The praiseworthiness of the Three Canons of Personal Cultivation is as obvious as this: instead of simply quoting the original sayings, the three authors, by applying their rich learning and cultivation, profound knowledge, dialectical thinking, grave and stern expressions, thought-provoking warning, meditative enlightenment and self-awareness, turned out their sketches in the least paradoxes to exemplify the extracts from the classical works and folk culture, and gave prominence to the pieces well matched with relevant scene, sight, circumstances, background or landscape, thus achieving the effect of being pleasant to readers’ eyes and minds. Their endeavors fully annotate the cultural deposits and humanistic sensibilities of the traditional literati, and thus enable us to have the opportunity to see a clear picture of the personal cultivation of the ancients, and make us feel more pleasure and intimacy than ever in reading the famous aphorisms of ancient classics.

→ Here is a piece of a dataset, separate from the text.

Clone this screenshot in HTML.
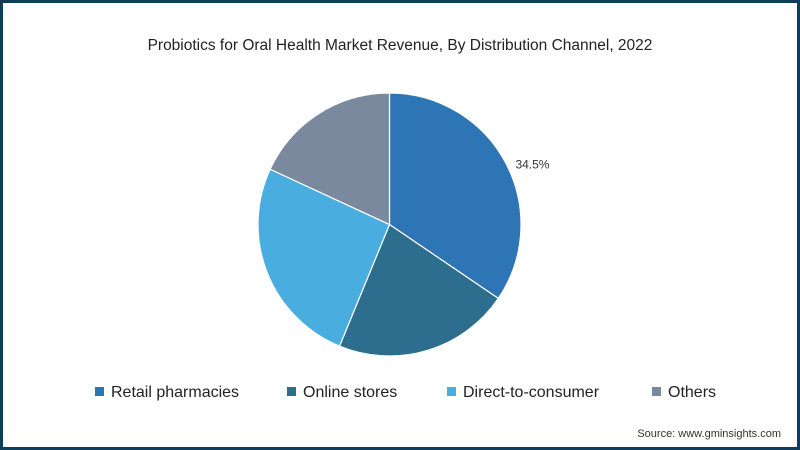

10 years ago, when Mr. Zhou Wenbiao’s The Roots of Wisdom in Chinese-English version was about to be published by Shanghai People’s Publishing House, I wrote a preface for him. As I know, Mr. Zhou has been unceasingly spending most of his spare time on translating and compiling Chinese classics in English for more than ten years, and has made an active scrutiny into the modes of presentation. This time, he and Baihuazhou Literature and Art Press jointly plan to issue the Three Canons of Personal Cultivation in the form of three-in-one packing, which shows how much time and energy he has devoted in this respect. Mr. Zhou is a member of Shanghai Writers Association, and I am proud to have such a colleague who has been working so tirelessly to introduce Chinese traditional culture to the world. Here I’d like to extend my hearty congratulations on his successful publication of the Chinese-English Three Canons of Personal Cultivation, thinking that it is a positive attempt for the sketches of the Ming and Qing Dynasties to go abroad. Furthermore, I’ll look forward to seeing his more new works to be published in the near future.
It’s my pleasure to write this preface as above.